Input Format

Table 1 is a summary of the input format that consists of a list of <specifier, attribute> pairs. These attributes are the essential tokens and delimiters needed in scanning the input index file. Default string constants are enclosed in double quotes ("...") and character constants are in single quotes ('x'). The user can override the default value by specifying a specifier and a new attribute in the format file or property sheet. The attribute of keyword is self-explanatory; arg_open and arg_close denote the argument opening and closing delimiters, respectively. The meanings of special operators such as level, actual, and encap are described above.

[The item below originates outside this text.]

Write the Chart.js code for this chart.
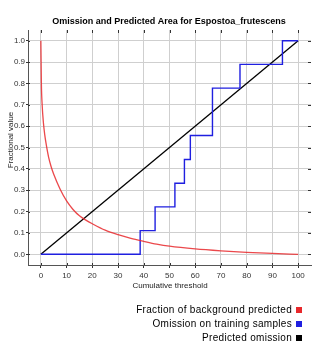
<!DOCTYPE html>
<html>
<head>
<meta charset="utf-8">
<script src="https://cdn.jsdelivr.net/npm/chart.js@4/dist/chart.umd.min.js"></script>
<style>
  html, body { margin: 0; padding: 0; background: #fff; }
  #wrap { width: 322px; height: 350px; }
</style>
</head>
<body>
<div id="wrap"><canvas id="chart" width="322" height="350"></canvas></div>
<script>
// data
const bgThreshold = [0, 0.2, 0.5, 1, 1.5, 2, 3, 4, 5, 7.5, 10, 12.5, 15, 17.5, 20, 25, 30, 35, 40, 45, 50, 60, 70, 80, 90, 100];
const bgFraction  = [1.0, 0.8, 0.7, 0.615, 0.56, 0.52, 0.455, 0.41, 0.375, 0.305, 0.25, 0.21, 0.18, 0.16, 0.143, 0.113, 0.092, 0.075, 0.061, 0.048, 0.038, 0.025, 0.016, 0.009, 0.004, 0.0];

const omThreshold = [0, 38.6, 44.4, 52.1, 55.8, 58.1, 66.7, 77.4, 93.9, 100];
const omValue     = [0, 0.111, 0.222, 0.333, 0.444, 0.556, 0.778, 0.889, 1.0, 1.0];

const predThreshold = [0, 100];
const predValue     = [0, 1];

const xTicks = [0, 10, 20, 30, 40, 50, 60, 70, 80, 90, 100];
const yTicks = [0, 0.1, 0.2, 0.3, 0.4, 0.5, 0.6, 0.7, 0.8, 0.9, 1.0];

const legendItems = [
    { label: 'Fraction of background predicted', color: '#e8282b' },
    { label: 'Omission on training samples', color: '#1f1fe0' },
    { label: 'Predicted omission', color: '#000000' }
];

function toPoints(xs, ys) {
    return xs.map((x, i) => ({ x: x, y: ys[i] }));
}

// title, axis titles, legend, inner tick marks
const decorations = {
    id: 'decorations',
    afterDraw(chart) {
        const ctx = chart.ctx;
        const area = chart.chartArea;
        const xs = chart.scales.x, ys = chart.scales.y;
        ctx.save();

        // small ticks inside the frame
        ctx.strokeStyle = '#333';
        ctx.lineWidth = 1;
        ctx.beginPath();
        xTicks.forEach(v => {
            const px = Math.round(xs.getPixelForValue(v)) + 0.5;
            ctx.moveTo(px, area.top); ctx.lineTo(px, area.top + 3);
            ctx.moveTo(px, area.bottom); ctx.lineTo(px, area.bottom - 2);
        });
        yTicks.forEach(v => {
            const py = Math.round(ys.getPixelForValue(v)) + 0.5;
            ctx.moveTo(area.right, py); ctx.lineTo(area.right - 3, py);
            ctx.moveTo(area.left, py); ctx.lineTo(area.left + 2, py);
        });
        ctx.stroke();

        ctx.fillStyle = '#000';
        ctx.textAlign = 'center';
        ctx.textBaseline = 'middle';
        ctx.font = 'bold 9px "Liberation Sans"';
        ctx.fillText('Omission and Predicted Area for Espostoa_frutescens', 169, 22);

        ctx.fillStyle = '#222';
        ctx.font = '8px "Liberation Sans"';
        ctx.fillText('Cumulative threshold', 170, 286);

        ctx.save();
        ctx.translate(10.5, 140);
        ctx.rotate(-Math.PI / 2);
        ctx.fillText('Fractional value', 0, 0);
        ctx.restore();

        // legend, right aligned with a square after the text
        ctx.font = '10px "Liberation Sans"';
        ctx.letterSpacing = '0.3px';
        ctx.textAlign = 'right';
        const rows = [310, 324, 338];
        legendItems.forEach((item, i) => {
            ctx.fillStyle = '#000';
            ctx.fillText(item.label, 292, rows[i]);
            ctx.fillStyle = item.color;
            ctx.fillRect(296, rows[i] - 3, 6, 6);
        });
        ctx.restore();
    }
};

const ctx = document.getElementById('chart').getContext('2d');

new Chart(ctx, {
    type: 'scatter',
    data: {
        datasets: [{
            label: legendItems[0].label,
            data: toPoints(bgThreshold, bgFraction),
            showLine: true,
            borderColor: 'rgba(232, 40, 43, 0.85)',
            borderWidth: 1.3,
            pointRadius: 0,
            cubicInterpolationMode: 'monotone'
        }, {
            label: legendItems[1].label,
            data: toPoints(omThreshold, omValue),
            showLine: true,
            stepped: 'before',
            borderColor: legendItems[1].color,
            borderWidth: 1.4,
            pointRadius: 0
        }, {
            label: legendItems[2].label,
            data: toPoints(predThreshold, predValue),
            showLine: true,
            borderColor: '#000',
            borderWidth: 1.3,
            pointRadius: 0
        }]
    },
    options: {
        responsive: false,
        animation: false,
        layout: { padding: { top: 30, right: 11, bottom: 0, left: 0 } },
        plugins: {
            legend: { display: false },
            title: { display: false },
            tooltip: { enabled: false }
        },
        scales: {
            x: {
                type: 'linear',
                min: -5,
                max: 105,
                afterBuildTicks(scale) { scale.ticks = xTicks.map(v => ({ value: v })); },
                afterFit(scale) { scale.height = 85; },
                grid: { color: '#cfcfcf', tickColor: '#333', tickLength: 3 },
                border: { color: '#555', width: 1 },
                ticks: {
                    padding: 3,
                    maxRotation: 0,
                    color: '#333',
                    font: { family: 'Liberation Sans', size: 8 },
                    callback: v => String(v)
                }
            },
            y: {
                type: 'linear',
                min: -0.05,
                max: 1.05,
                afterBuildTicks(scale) { scale.ticks = yTicks.map(v => ({ value: v })); },
                afterFit(scale) { scale.width = 28; },
                grid: { color: '#cfcfcf', tickColor: '#333', tickLength: 2 },
                border: { color: '#555', width: 1 },
                ticks: {
                    padding: 1,
                    color: '#333',
                    font: { family: 'Liberation Sans', size: 8 },
                    callback: v => v.toFixed(1)
                }
            }
        }
    },
    plugins: [decorations]
});
</script>
</body>
</html>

The two range delimiters range_open and range_close are used with the encap operator. When range_open immediately follows encap (i.e., \index{...|(...}), it tells the index processor that an explicit range is starting. Conversely range_close signals the closing of a range. In our design, three or more successive page numbers are abbreviated as a range implicitly. This implicit range formation can be turned off if an indexed term represents logically distinct concepts in different pages. When the implicit range is disabled, explicit page ranges can be enforced by using the two range delimiters range_open and range_close. Therefore, it is possible to index an entire section or a large piece of text related to a certain concept without having to insert an index command in every single page.

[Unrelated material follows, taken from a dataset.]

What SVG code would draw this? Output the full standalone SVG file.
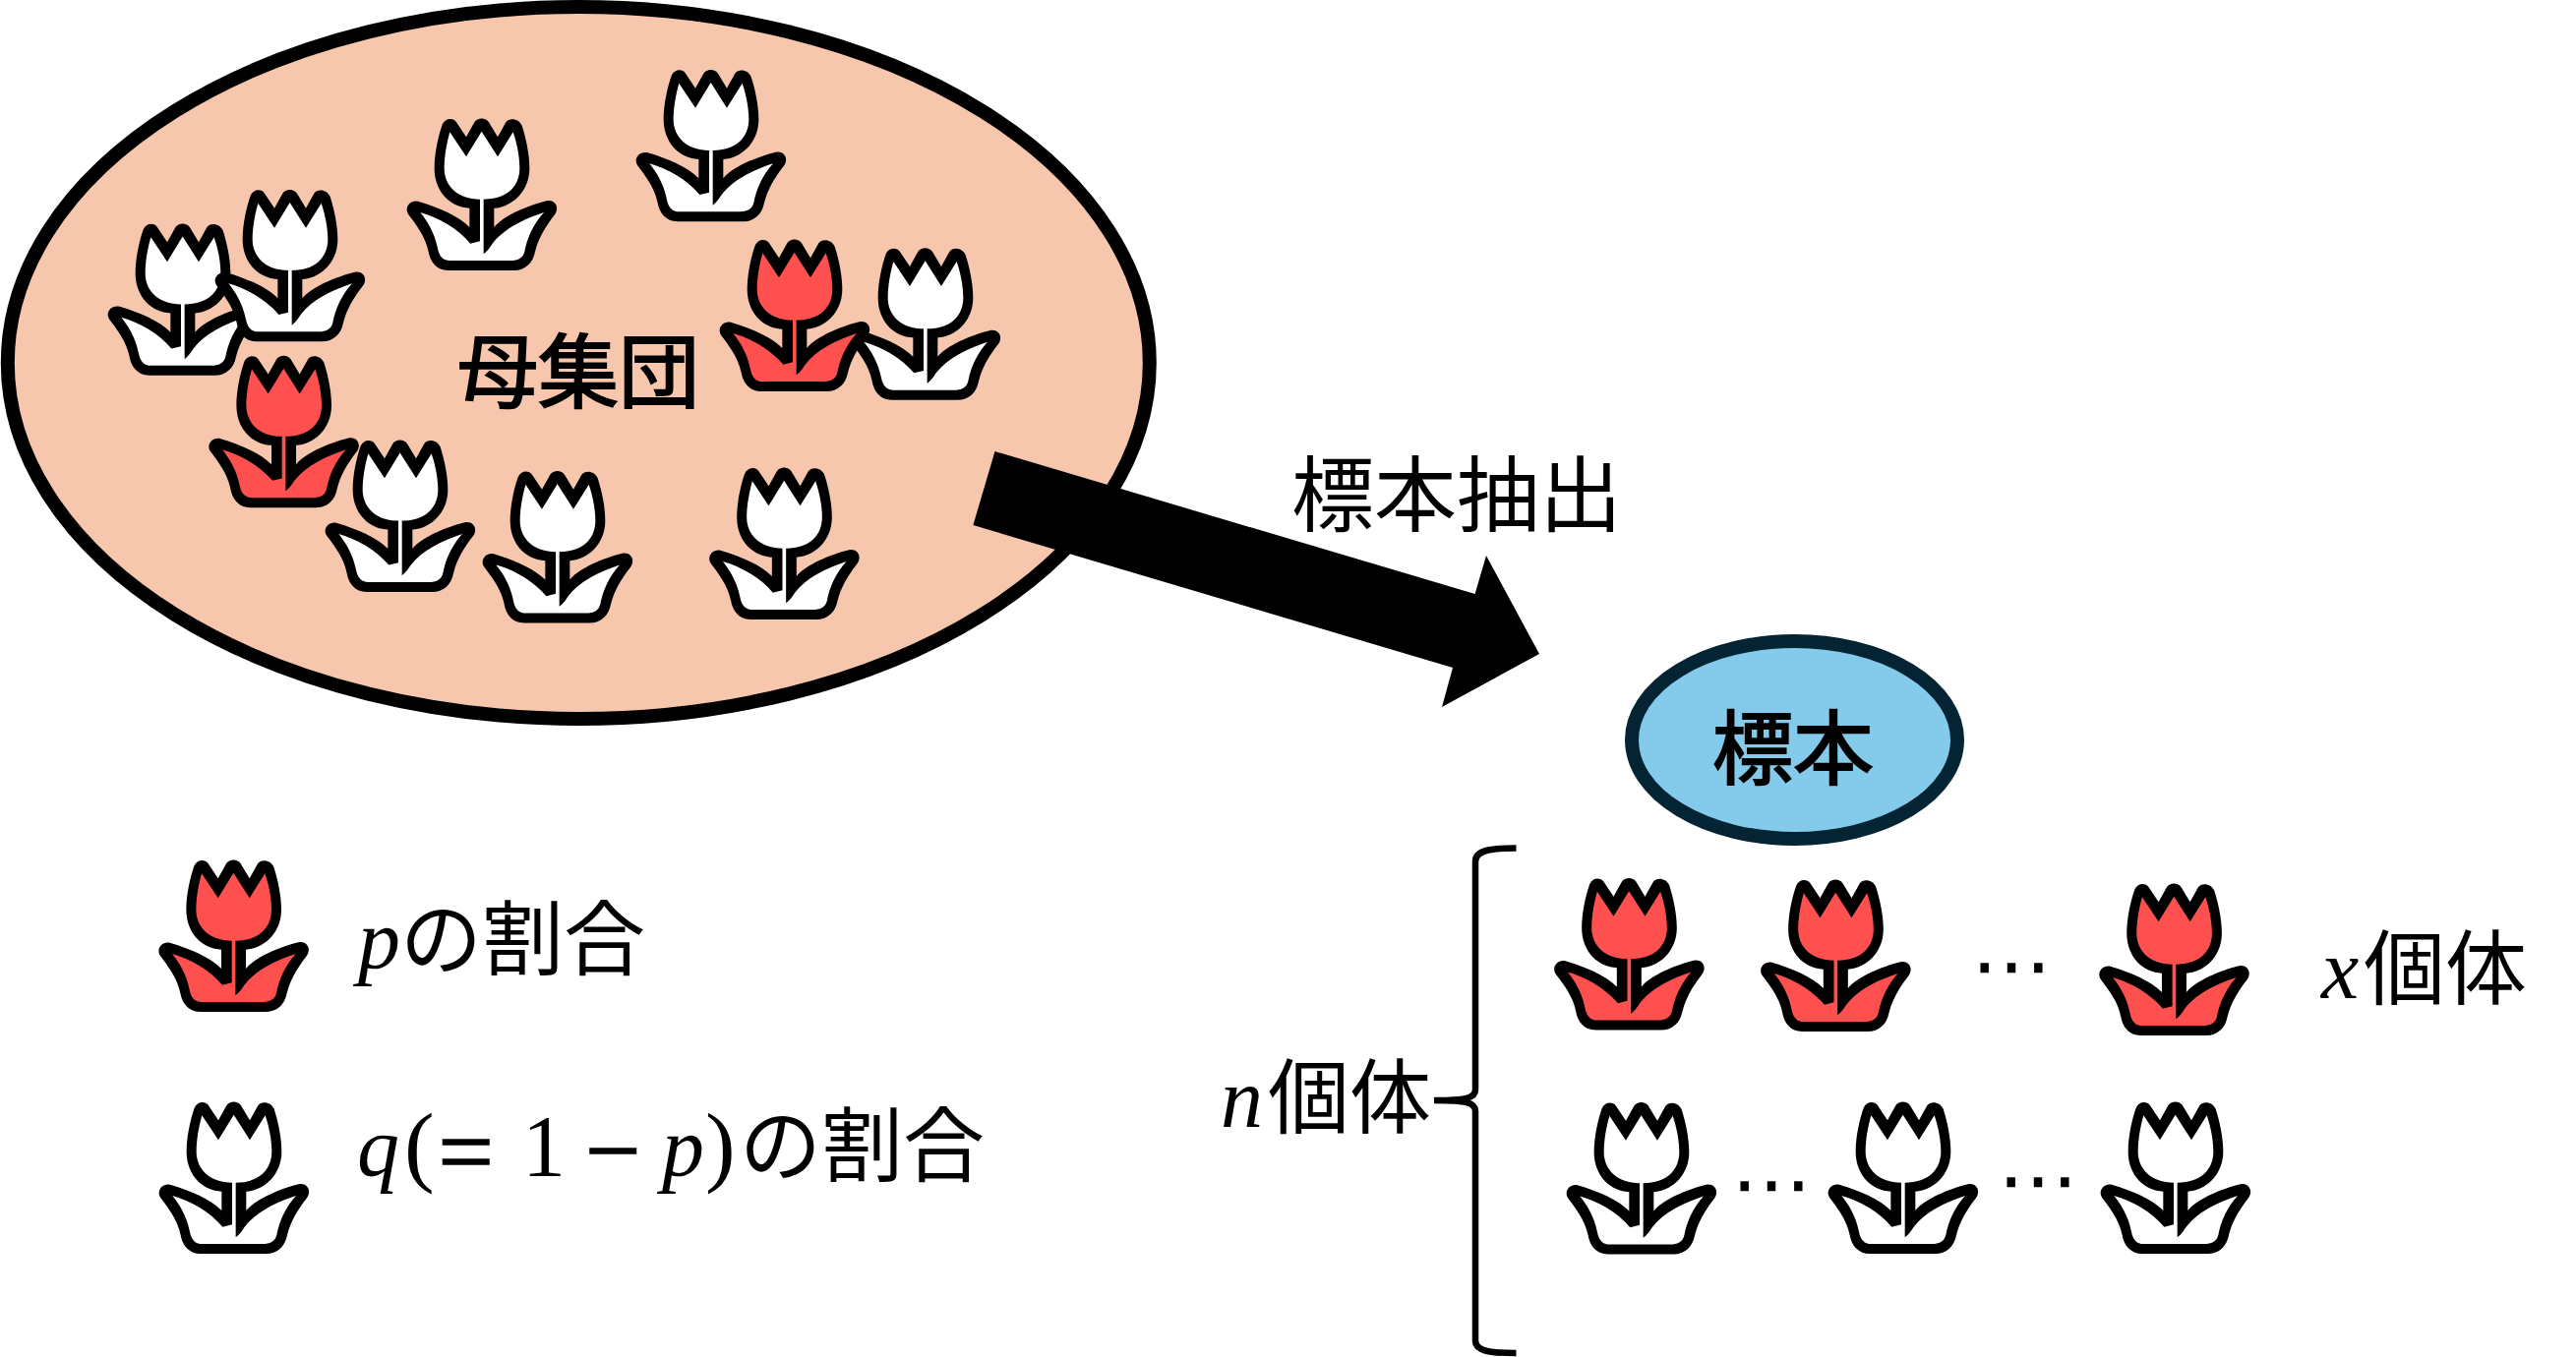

The quote operator is used to escape symbols. Thus \index{foo"@goo} means a sort key of foo@goo rather than a sort key of foo" and an actual key of goo. As an exception, quote, when preceded by escape (i.e. \index{...\"...}), does not escape its succeeding letter. This special case is included because \" is the umlaut command in TEX. Requiring quote itself to be quoted in this case (i.e. \"") is feasible but somewhat awkward; quote and escape must be distinct.

A page number can be a composite of one or more fields separated by the delimiter bound to page_compositor (e.g., II-12 for page 12 of Chapter II). This attribute allows the lexical analyzer to separate these fields, simplifying the sorting of page numbers.